> _AIM_: Pictures are not part of the copy. Give again exactly the lines from the one with "Output the Python" to the one with "df = pd.DataFrame(rows)", inclusive.

Entries with chart source code:
· · · · · · ·
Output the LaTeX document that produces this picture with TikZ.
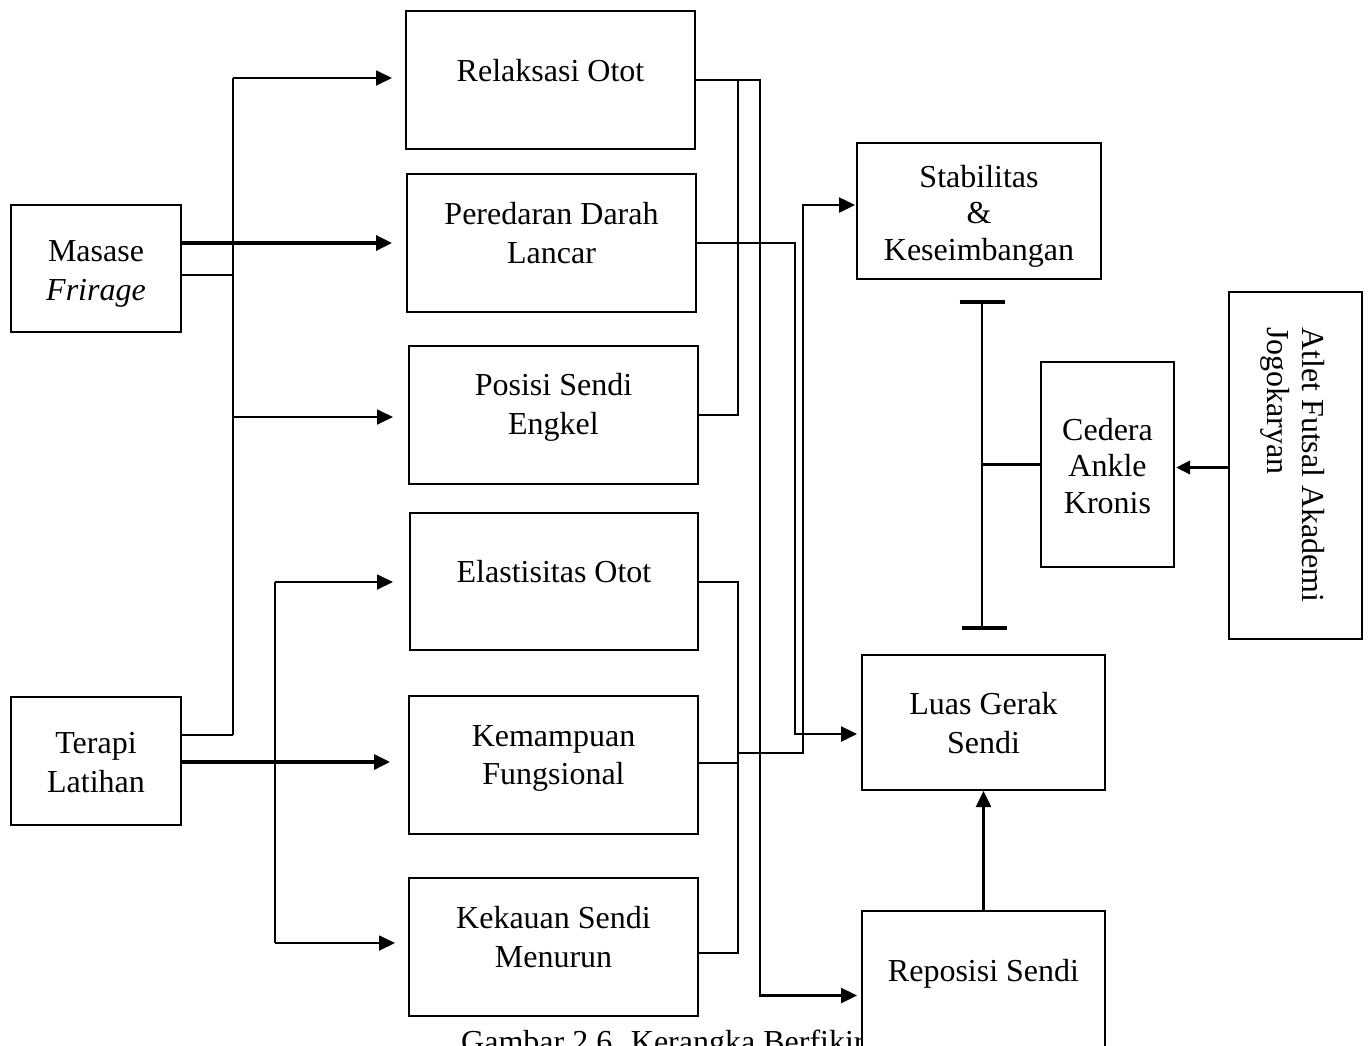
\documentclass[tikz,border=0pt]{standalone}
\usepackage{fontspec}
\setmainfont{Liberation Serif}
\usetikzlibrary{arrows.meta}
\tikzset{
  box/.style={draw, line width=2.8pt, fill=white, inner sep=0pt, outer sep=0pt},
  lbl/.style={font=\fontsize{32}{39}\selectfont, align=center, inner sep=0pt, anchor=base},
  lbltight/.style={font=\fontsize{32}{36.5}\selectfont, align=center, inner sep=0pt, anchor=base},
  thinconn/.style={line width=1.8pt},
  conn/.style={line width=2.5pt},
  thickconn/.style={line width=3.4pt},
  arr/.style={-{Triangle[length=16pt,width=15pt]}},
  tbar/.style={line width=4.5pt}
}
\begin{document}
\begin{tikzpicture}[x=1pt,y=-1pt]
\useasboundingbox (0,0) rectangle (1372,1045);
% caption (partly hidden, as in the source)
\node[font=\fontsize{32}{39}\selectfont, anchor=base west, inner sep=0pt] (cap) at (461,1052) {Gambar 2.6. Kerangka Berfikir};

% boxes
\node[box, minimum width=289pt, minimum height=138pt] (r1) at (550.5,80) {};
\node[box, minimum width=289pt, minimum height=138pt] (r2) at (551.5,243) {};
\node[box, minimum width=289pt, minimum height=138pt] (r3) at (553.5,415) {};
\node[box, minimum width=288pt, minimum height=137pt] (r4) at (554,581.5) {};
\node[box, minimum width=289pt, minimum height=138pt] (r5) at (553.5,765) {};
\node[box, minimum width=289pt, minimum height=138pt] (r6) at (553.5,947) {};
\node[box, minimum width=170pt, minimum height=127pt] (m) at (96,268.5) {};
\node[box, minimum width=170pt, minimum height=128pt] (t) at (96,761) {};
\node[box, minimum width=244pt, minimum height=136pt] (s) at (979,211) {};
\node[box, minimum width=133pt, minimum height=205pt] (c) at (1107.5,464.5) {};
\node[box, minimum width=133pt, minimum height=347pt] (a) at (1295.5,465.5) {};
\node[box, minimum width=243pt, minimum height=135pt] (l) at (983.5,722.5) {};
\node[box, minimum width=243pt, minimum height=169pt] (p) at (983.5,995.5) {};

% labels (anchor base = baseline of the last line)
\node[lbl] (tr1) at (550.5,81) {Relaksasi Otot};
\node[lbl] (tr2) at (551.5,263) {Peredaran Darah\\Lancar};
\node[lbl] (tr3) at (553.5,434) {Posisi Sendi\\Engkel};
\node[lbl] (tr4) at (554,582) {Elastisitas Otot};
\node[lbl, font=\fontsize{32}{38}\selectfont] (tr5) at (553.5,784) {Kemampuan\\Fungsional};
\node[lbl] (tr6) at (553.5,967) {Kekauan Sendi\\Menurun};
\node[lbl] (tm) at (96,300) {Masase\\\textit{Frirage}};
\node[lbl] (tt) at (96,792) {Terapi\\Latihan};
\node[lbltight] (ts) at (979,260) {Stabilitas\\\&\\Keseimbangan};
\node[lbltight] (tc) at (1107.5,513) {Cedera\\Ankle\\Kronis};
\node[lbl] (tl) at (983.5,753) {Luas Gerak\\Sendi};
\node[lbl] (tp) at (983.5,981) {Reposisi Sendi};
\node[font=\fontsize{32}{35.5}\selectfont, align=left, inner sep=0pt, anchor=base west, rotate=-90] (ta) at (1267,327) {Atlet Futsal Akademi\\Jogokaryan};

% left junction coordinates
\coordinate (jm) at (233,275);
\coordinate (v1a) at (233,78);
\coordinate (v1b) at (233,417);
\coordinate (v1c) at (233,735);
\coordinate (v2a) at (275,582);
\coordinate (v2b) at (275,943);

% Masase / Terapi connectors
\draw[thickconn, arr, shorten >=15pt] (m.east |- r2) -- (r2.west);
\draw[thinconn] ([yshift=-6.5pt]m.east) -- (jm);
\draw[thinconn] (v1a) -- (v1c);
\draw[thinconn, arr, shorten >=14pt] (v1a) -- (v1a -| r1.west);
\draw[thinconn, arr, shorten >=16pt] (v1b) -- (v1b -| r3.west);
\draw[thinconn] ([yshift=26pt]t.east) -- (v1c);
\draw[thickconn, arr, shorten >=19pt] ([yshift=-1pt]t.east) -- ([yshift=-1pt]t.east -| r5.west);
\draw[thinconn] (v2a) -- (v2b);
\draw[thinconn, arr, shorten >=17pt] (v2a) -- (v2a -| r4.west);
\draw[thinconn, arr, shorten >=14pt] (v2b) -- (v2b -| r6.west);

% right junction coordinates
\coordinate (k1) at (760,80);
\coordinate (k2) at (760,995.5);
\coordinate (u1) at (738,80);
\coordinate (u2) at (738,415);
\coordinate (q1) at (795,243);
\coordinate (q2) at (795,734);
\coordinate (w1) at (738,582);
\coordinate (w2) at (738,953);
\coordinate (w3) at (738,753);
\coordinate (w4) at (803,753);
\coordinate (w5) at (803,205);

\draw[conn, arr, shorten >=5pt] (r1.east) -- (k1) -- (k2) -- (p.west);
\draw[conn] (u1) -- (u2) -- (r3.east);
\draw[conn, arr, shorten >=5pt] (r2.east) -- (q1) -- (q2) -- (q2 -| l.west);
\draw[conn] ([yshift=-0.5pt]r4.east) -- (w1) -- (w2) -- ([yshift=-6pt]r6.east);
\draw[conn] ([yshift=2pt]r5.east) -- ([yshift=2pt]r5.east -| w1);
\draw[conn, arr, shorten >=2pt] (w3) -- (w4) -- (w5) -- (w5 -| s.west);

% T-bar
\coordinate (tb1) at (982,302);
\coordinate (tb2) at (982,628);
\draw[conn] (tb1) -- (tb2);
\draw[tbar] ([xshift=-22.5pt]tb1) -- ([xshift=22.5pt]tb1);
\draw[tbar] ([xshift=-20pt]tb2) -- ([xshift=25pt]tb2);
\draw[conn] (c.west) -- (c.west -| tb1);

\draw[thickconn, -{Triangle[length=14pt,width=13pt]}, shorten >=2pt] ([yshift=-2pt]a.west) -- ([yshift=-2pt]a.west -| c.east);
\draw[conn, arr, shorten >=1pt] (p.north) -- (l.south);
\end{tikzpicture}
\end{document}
· · · · · · ·
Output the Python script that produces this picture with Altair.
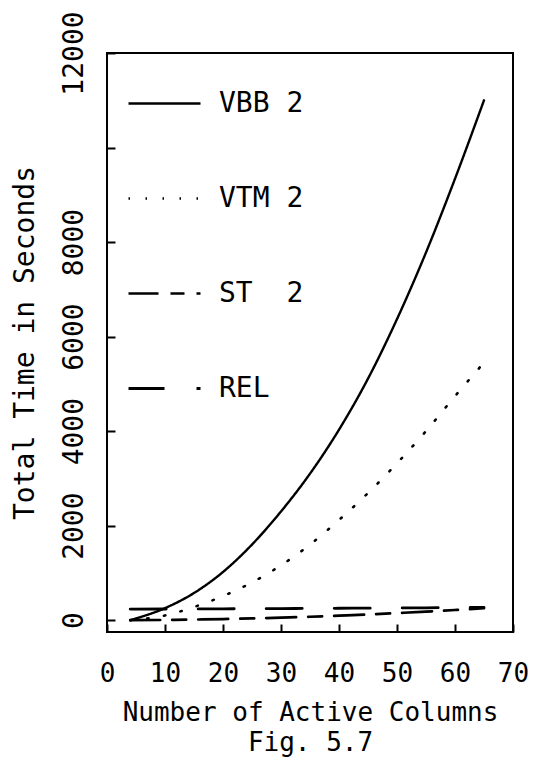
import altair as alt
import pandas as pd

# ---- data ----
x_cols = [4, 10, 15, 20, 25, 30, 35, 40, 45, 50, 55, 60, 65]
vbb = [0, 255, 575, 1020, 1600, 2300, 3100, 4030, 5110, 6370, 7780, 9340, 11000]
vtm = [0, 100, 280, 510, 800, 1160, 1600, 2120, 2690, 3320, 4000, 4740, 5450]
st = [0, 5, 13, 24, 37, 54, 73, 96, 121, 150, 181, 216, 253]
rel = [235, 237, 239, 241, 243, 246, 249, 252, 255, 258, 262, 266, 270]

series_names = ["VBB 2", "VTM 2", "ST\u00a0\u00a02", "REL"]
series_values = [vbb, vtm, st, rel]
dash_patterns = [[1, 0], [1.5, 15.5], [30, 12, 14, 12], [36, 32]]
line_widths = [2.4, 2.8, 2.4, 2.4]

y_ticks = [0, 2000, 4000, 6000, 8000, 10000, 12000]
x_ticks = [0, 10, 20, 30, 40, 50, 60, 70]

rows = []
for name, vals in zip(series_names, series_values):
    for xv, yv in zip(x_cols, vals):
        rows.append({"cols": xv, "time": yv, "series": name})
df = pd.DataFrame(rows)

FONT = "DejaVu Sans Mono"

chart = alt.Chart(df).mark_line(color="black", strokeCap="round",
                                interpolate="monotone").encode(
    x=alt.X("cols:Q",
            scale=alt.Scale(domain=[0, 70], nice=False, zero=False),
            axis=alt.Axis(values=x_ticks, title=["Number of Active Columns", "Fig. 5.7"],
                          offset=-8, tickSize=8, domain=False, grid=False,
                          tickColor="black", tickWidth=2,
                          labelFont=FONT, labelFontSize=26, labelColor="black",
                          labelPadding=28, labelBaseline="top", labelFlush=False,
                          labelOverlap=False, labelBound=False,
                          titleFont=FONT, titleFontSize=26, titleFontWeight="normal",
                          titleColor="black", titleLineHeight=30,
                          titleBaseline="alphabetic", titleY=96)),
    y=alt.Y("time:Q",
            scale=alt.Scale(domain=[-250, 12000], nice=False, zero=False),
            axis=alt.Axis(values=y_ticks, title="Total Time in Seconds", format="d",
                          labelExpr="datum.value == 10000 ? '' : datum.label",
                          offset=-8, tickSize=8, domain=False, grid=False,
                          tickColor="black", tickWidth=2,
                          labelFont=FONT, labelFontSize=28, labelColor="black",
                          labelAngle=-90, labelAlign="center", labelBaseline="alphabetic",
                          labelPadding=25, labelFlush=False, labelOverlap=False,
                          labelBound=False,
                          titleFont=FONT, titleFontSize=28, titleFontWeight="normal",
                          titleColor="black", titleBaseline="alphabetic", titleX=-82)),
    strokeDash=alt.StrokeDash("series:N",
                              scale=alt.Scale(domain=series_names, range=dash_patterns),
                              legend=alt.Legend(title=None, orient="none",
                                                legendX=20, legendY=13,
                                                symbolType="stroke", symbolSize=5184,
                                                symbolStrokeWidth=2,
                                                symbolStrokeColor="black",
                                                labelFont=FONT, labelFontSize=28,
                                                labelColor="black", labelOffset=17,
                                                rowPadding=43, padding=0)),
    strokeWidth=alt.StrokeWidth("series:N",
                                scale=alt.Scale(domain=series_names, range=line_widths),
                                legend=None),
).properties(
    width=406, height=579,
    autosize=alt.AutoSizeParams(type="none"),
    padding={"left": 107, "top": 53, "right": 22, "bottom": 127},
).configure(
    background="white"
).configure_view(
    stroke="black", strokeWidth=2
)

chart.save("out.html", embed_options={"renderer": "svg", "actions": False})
· · · · · · ·
> _SOLUTION TO THE PROBLEM_:
Output the Python script that produces this picture with Altair.
import altair as alt
import pandas as pd

# ---- data ----
x_cols = [4, 10, 15, 20, 25, 30, 35, 40, 45, 50, 55, 60, 65]
vbb = [0, 255, 575, 1020, 1600, 2300, 3100, 4030, 5110, 6370, 7780, 9340, 11000]
vtm = [0, 100, 280, 510, 800, 1160, 1600, 2120, 2690, 3320, 4000, 4740, 5450]
st = [0, 5, 13, 24, 37, 54, 73, 96, 121, 150, 181, 216, 253]
rel = [235, 237, 239, 241, 243, 246, 249, 252, 255, 258, 262, 266, 270]

series_names = ["VBB 2", "VTM 2", "ST\u00a0\u00a02", "REL"]
series_values = [vbb, vtm, st, rel]
dash_patterns = [[1, 0], [1.5, 15.5], [30, 12, 14, 12], [36, 32]]
line_widths = [2.4, 2.8, 2.4, 2.4]

y_ticks = [0, 2000, 4000, 6000, 8000, 10000, 12000]
x_ticks = [0, 10, 20, 30, 40, 50, 60, 70]

rows = []
for name, vals in zip(series_names, series_values):
    for xv, yv in zip(x_cols, vals):
        rows.append({"cols": xv, "time": yv, "series": name})
df = pd.DataFrame(rows)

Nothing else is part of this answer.